A simple eddy viscosity formulation for turbulent boundary layers near smooth walls

TL;DR

This paper introduces a simple eddy viscosity model based on turbulent kinetic energy and mixing length theories to accurately predict near-wall velocity profiles in turbulent boundary layers, validated against DNS data.

Contribution

It proposes a straightforward eddy viscosity formulation using a near-wall turbulent kinetic energy function and mixing length theory for improved velocity profile predictions.

Findings

Good agreement with DNS data across a range of Reynolds numbers

Accurate prediction of near-wall velocity profiles

Simplified method suitable for practical applications

Abstract

The aim of this study is to improve the prediction of near-wall mean streamwise velocity profile $U^+$ by using a simple method.
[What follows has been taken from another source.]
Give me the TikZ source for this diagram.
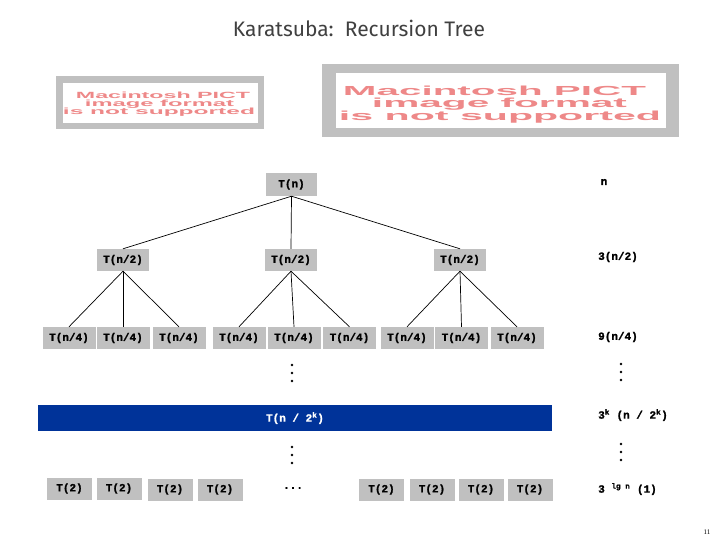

The $U^+$ profile is obtained by solving the momentum equation which is written as an ordinary differential equation. An eddy viscosity formulation based on a near-wall turbulent kinetic energy $k^+$ function (R. Absi, Analytical solutions for the modeled $k$-equation, ASME J. Appl. Mech. \textbf{75}, 044501, 2008) and the van Driest mixing length equation (E.R. van Driest, On turbulent flow near a wall, J. Aero. Sci. \textbf{23}, 1007, 1956) is used. The parameters obtained from the $k^+$ profiles are used for the computation of $U^+$ (variables with the superscript of + are those nondimensionalized by the wall friction velocity $u_\tau$ and the kinematic viscosity $\nu$). Comparisons with DNS data of fully-developed turbulent channel flows for $109 < Re_{\tau} < 2003$ show good agreement (where $Re_{\tau}$ denotes the friction Reynolds number defined by $u_\tau$, $\nu$ and the channel half-width $\delta$).